安定感抜群の『橋のない川』、いよいよ第五巻
仕事を離れた読書として一番印象に残っているのは、ちょっとずつ進んでいる住井すゑ『橋のない川』。今月はようやく第五巻。被差別部落「小森」の少年・熊夫くんが傘を破られてしまったことをきっかけに、抗議に行った孝二たち若者が逆に暴動の罪を着させられて投獄される事件を中心に、平等を求めて戦う小森の人々の様子を描いています。
「不便」の「益」について考える本
毎月恒例のジュニア新書からは、川上浩司『不便益のススメ』。これはユニークな本でした。「不便」「便利」「益」「害」を分けて考え、「不便」の「益」を考える不便益。「断絶」し「分業」し「判断しなくて良い」方が便利だけど、そうすると「多様な、全体的な関わり」を失い、理解もしなくなり、主体性も失う(車の工業は分業が効率的だが、一人で一台作る方が愛着やモチベーションがわく)。この点は確かに!と思わされました。
まだ良さがよくわかってない『徒然草』
こちらも最近の恒例、古典と仲良くなるためのシリーズ。諏訪園純『〈今・ここ〉に効く源氏物語のつぶやき』は、すでに下記エントリで書きました。

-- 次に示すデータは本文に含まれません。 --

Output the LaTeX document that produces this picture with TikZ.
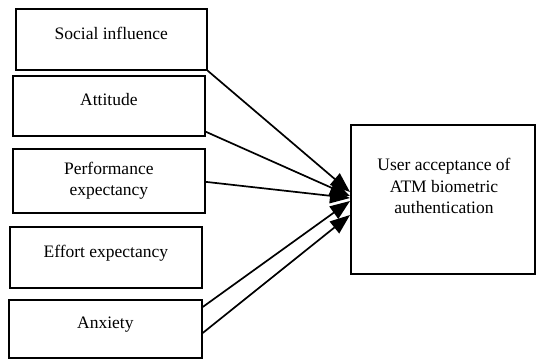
\documentclass[tikz,border=0pt]{standalone}
\usepackage{fontspec}
\setmainfont{Liberation Serif}
\usetikzlibrary{arrows.meta,calc}
\begin{document}
\begin{tikzpicture}[x=1pt,y=-1pt,
  box/.style={draw,line width=1.7pt,anchor=north west,inner sep=0pt,align=center,
    font=\fontsize{17.5}{21.5}\selectfont},
  raised/.style={text depth=12pt},
  txt/.style={align=center,inner sep=0pt,font=\fontsize{17.5}{21.5}\selectfont},
  conn/.style={line width=1.7pt,-{Triangle[length=20pt,width=15pt]}}]
\useasboundingbox (0,0) rectangle (536,360);
\node[box,raised,minimum width=191pt,minimum height=61pt] (soc) at (15,8) {Social influence};
\node[box,raised,minimum width=192pt,minimum height=60pt] (att) at (12,75) {Attitude};
\node[box,minimum width=192pt,minimum height=64pt] (perf) at (12,148) {Performance\\expectancy};
\node[box,raised,minimum width=192pt,minimum height=61pt] (eff) at (9,226) {Effort expectancy};
\node[box,raised,minimum width=193pt,minimum height=58pt] (anx) at (8,299) {Anxiety};
\node[box,minimum width=184pt,minimum height=149pt] (user) at (350,124) {};
\node[txt] (usertxt) at (444,186) {User acceptance of\\ATM biometric\\authentication};
\coordinate (t1) at ($(user.north west)+(0,68)$);
\coordinate (t2) at ($(user.north west)+(0,72)$);
\coordinate (t3) at ($(user.north west)+(0,74)$);
\coordinate (t4) at ($(user.north west)+(0,77)$);
\coordinate (t5) at ($(user.north west)+(0,91)$);
\draw[conn] (soc.south east) -- (t1);
\draw[conn] ($(att.south east)+(0,-5)$) -- (t2);
\draw[conn] ($(perf.east)+(0,1)$) -- (t3);
\draw[conn] ($(anx.north east)+(0,8)$) -- (t4);
\draw[conn] ($(anx.north east)+(0,34)$) -- (t5);
\end{tikzpicture}
\end{document}
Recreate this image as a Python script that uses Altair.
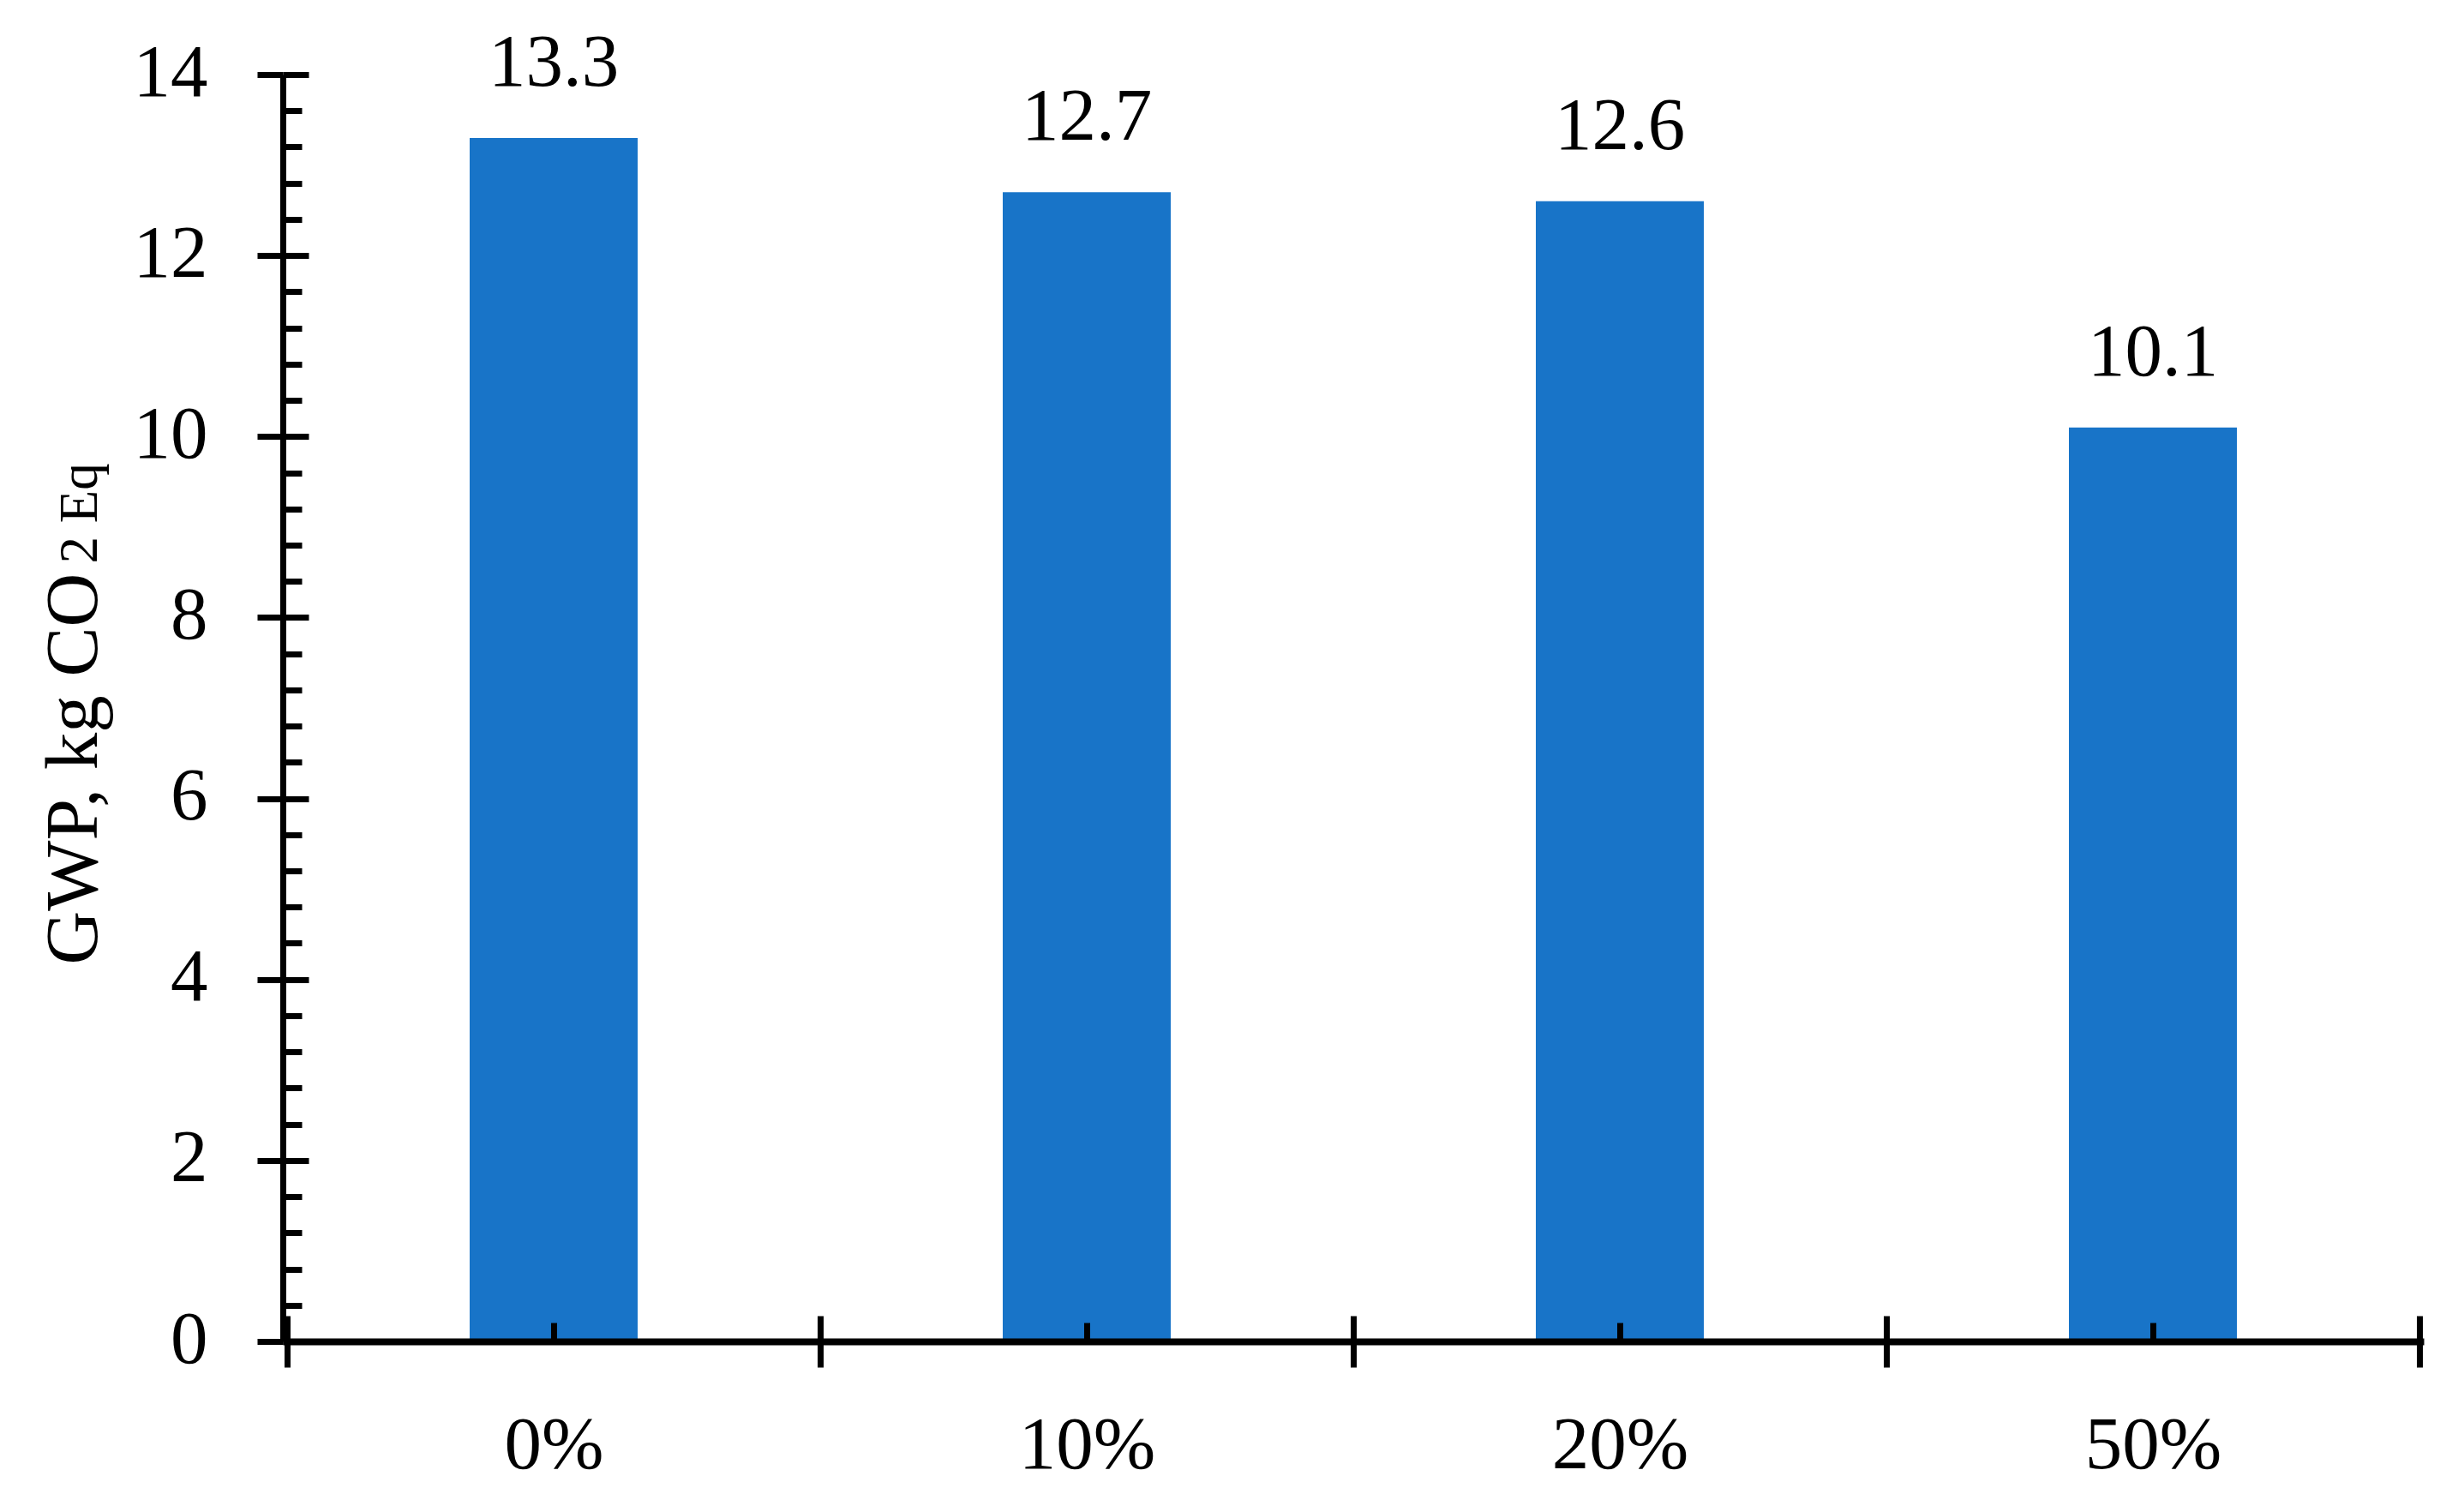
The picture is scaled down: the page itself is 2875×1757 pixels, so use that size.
import altair as alt
import pandas as pd

categories = ["0%", "10%", "20%", "50%"]
values = [13.3, 12.7, 12.6, 10.1]
major_ticks = [0, 2, 4, 6, 8, 10, 12, 14]
minor_ticks = [round(i * 0.4, 1) for i in range(36) if round(i * 0.4, 1) not in major_ticks]
title_main = "GWP, kg CO"
title_small = "2 Eq"

df = pd.DataFrame({
    "cat": categories,
    "pos": [i + 0.5 for i in range(len(categories))],
    "value": values,
})

FONT = "Liberation Serif"
FS = 87
COLOR = "#1874C8"
LW = 7

bounds = list(range(len(categories) + 1))
centers = [i + 0.5 for i in range(len(categories))]
label_expr = "[" + ",".join('"%s"' % c for c in categories) + "][floor(datum.value)]"

xscale = alt.Scale(domain=[0, len(categories)], nice=False, zero=False)
yscale = alt.Scale(domain=[0, 14], nice=False)

common_axis = dict(grid=False, zindex=1, tickColor="black", tickWidth=LW, domainColor="black")

# Layer 1: bars with main axes
x_a = alt.Axis(orient="bottom", values=bounds, tickSize=30, labels=False, title=None,
               domain=True, domainWidth=8, **common_axis)
y_a = alt.Axis(orient="left", values=major_ticks, tickSize=30, labels=True, labelFont=FONT,
               labelFontSize=FS, labelColor="black", labelPadding=58, labelBaseline="alphabetic",
               labelOffset=24, domain=True, domainWidth=LW,
               title=title_main, titleFont=FONT, titleFontSize=FS, titleFontWeight="normal",
               titleColor="black", titleAngle=270, titleAlign="left", titleBaseline="alphabetic",
               titleX=-218, titleY=1038, **common_axis)
bars = alt.Chart(df).mark_bar(size=196, color=COLOR).encode(
    x=alt.X("pos:Q", scale=xscale, axis=x_a),
    y=alt.Y("value:Q", scale=yscale, axis=y_a),
)

# Layer 2: value labels + inward half of major ticks
x_b = alt.Axis(orient="bottom", values=bounds, tickSize=30, offset=-30, labels=False, title=None,
               domain=False, **common_axis)
y_b = alt.Axis(orient="left", values=major_ticks, tickSize=30, offset=-30, labels=False,
               domain=False, title=title_small, titleFont=FONT, titleFontSize=63,
               titleFontWeight="normal", titleColor="black", titleAngle=270, titleAlign="left",
               titleBaseline="alphabetic", titleX=-248, titleY=570, **common_axis)
texts = alt.Chart(df).mark_text(dy=-61, baseline="alphabetic", font=FONT, fontSize=FS,
                                color="black").encode(
    x=alt.X("pos:Q", scale=xscale, axis=x_b),
    y=alt.Y("value:Q", scale=yscale, axis=y_b),
    text=alt.Text("value:Q", format=".1f"),
)

# Layer 3: minor ticks (inside)
x_c = alt.Axis(orient="bottom", values=centers, tickSize=22, offset=-22, labels=False, title=None,
               domain=False, **common_axis)
y_c = alt.Axis(orient="left", values=minor_ticks, tickSize=22, offset=-22, labels=False,
               domain=False, title=None, **common_axis)
minor = alt.Chart(df).mark_bar(size=196, opacity=0).encode(
    x=alt.X("pos:Q", scale=xscale, axis=x_c),
    y=alt.Y("value:Q", scale=yscale, axis=y_c),
)

# Layer 4: category labels
x_d = alt.Axis(orient="bottom", values=centers, ticks=False, tickSize=0, labels=True,
               labelExpr=label_expr, labelFont=FONT, labelFontSize=FS, labelColor="black",
               labelPadding=147, labelBaseline="alphabetic", domain=False, title=None,
               grid=False, zindex=1)
cats = alt.Chart(df).mark_bar(size=196, opacity=0).encode(
    x=alt.X("pos:Q", scale=xscale, axis=x_d),
    y=alt.Y("value:Q", scale=yscale, axis=None),
)

chart = alt.layer(bars, texts, minor, cats).resolve_axis(
    x="independent", y="independent"
).properties(
    width=2498, height=1478,
    padding={"left": 322, "top": 79, "right": 20, "bottom": 188},
    autosize="none",
    background="white",
).configure_view(stroke=None)

chart.save("out.html", embed_options={"renderer": "svg", "actions": False})
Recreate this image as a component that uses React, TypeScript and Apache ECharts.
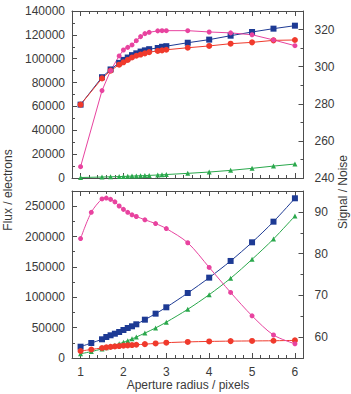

もう一冊は、毎月一冊ずつのペースで読んでいるビギナーズクラシックス。今月は『徒然草』。ご存知三大随筆の一つですが、僕はまともに読むのは今回が初めてです(恥)全体的にはのめり込むというほど楽しんでは読めず、「卜部兼好さん、よほど過去に女性で嫌な目にあったのかな…(でも女好きそう)」とか、「酒飲みの観察眼がすごいな…」とか、「なんで仁和寺にある法師の話がよく取り上げられるのかな」とか、徒然によしなしごとを思いつつ読んでいった感じ。ちょっとした小話にちょいちょい面白いものはあったのですが、徒然草の面白さがわかるにはまだまだってことでしょう。そう思っておきます。